NEW YORK CITY — The MTA will end its counter-intuitive program in which it removed garbage bins from subway stations in a bid to reduce trash — after the experiment only resulted in more litter, officials said.

The agency ended the program, which they launched in 2011, after two audits found it only increased the amount of garbage and caused more track fires at some stations.

"It took the MTA five years, but we are gratified that it recognized the need to end this controversial experiment that showed little to no improvements in riders’ experience. We’re encouraged the agency continues to address cleanliness in other ways," said State Comptroller Thomas DiNapoli, who announced the restoration of trash cans in a statement Tuesday. 

"Straphangers, who have just been burdened with another fare increase, deserve cleaner stations that are free of rats," he added.

The program removed trash cans at 39 stations across the city to reduce the amount of garbage bags and overflowing trash at bins, which can fall on tracks and cause fires, and cut down on the rat populations, the MTA said.

DiNapoli conducted two audits of the program, in 2015 and in February, that found it had little success in reducing the amount of trash.

A spokeswoman for the MTA said the agency ended the program months ago to focus on better measures to keep the stations clean, including using trash-sucking "vacuum trains" dubbed "Operation Clean Sweep," and said DiNapoli's audits played no part in the decision.

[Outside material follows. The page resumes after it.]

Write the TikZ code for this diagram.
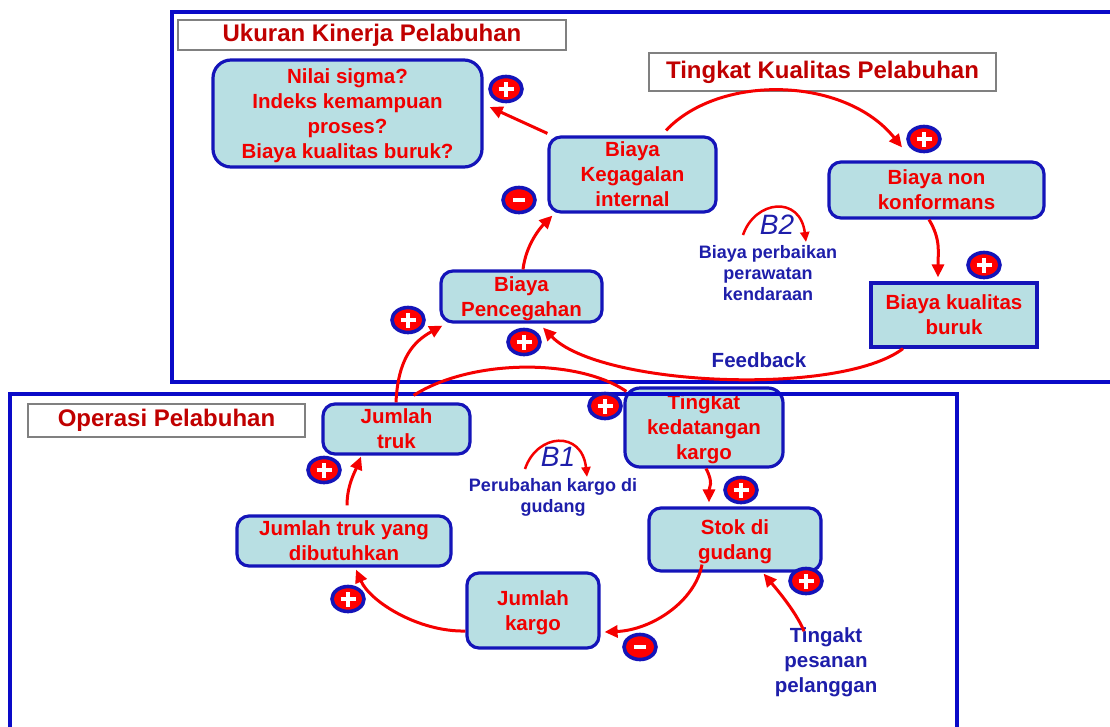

"It wasn’t the most efficient way to clean the stations," MTA spokeswoman Beth DeFalco said in a statement. "The MTA is using other ambitious programs to improve station cleanliness including through the highly successful ‘Operation Track Sweep.'"

"One would think that in his position, the Comptroller would push for the most efficient and cost-effective method to clean stations — but this just smells like grandstanding," DeFalco added.

Since September, the MTA returned trash cans to the mezzanine levels of stations and found that track fires lessened by 41 percent since the start of "Track Sweep."

The pilot to remove the cans started in 2011 at the Eighth Street N station in Greenwich Village and the Main Street 7 station in Flushing then expanded it to 37 other stations the next year.

At the time, the cash-strapped agency removed about 8,500 bags of trash daily and said it was hard to keep up with the refuse.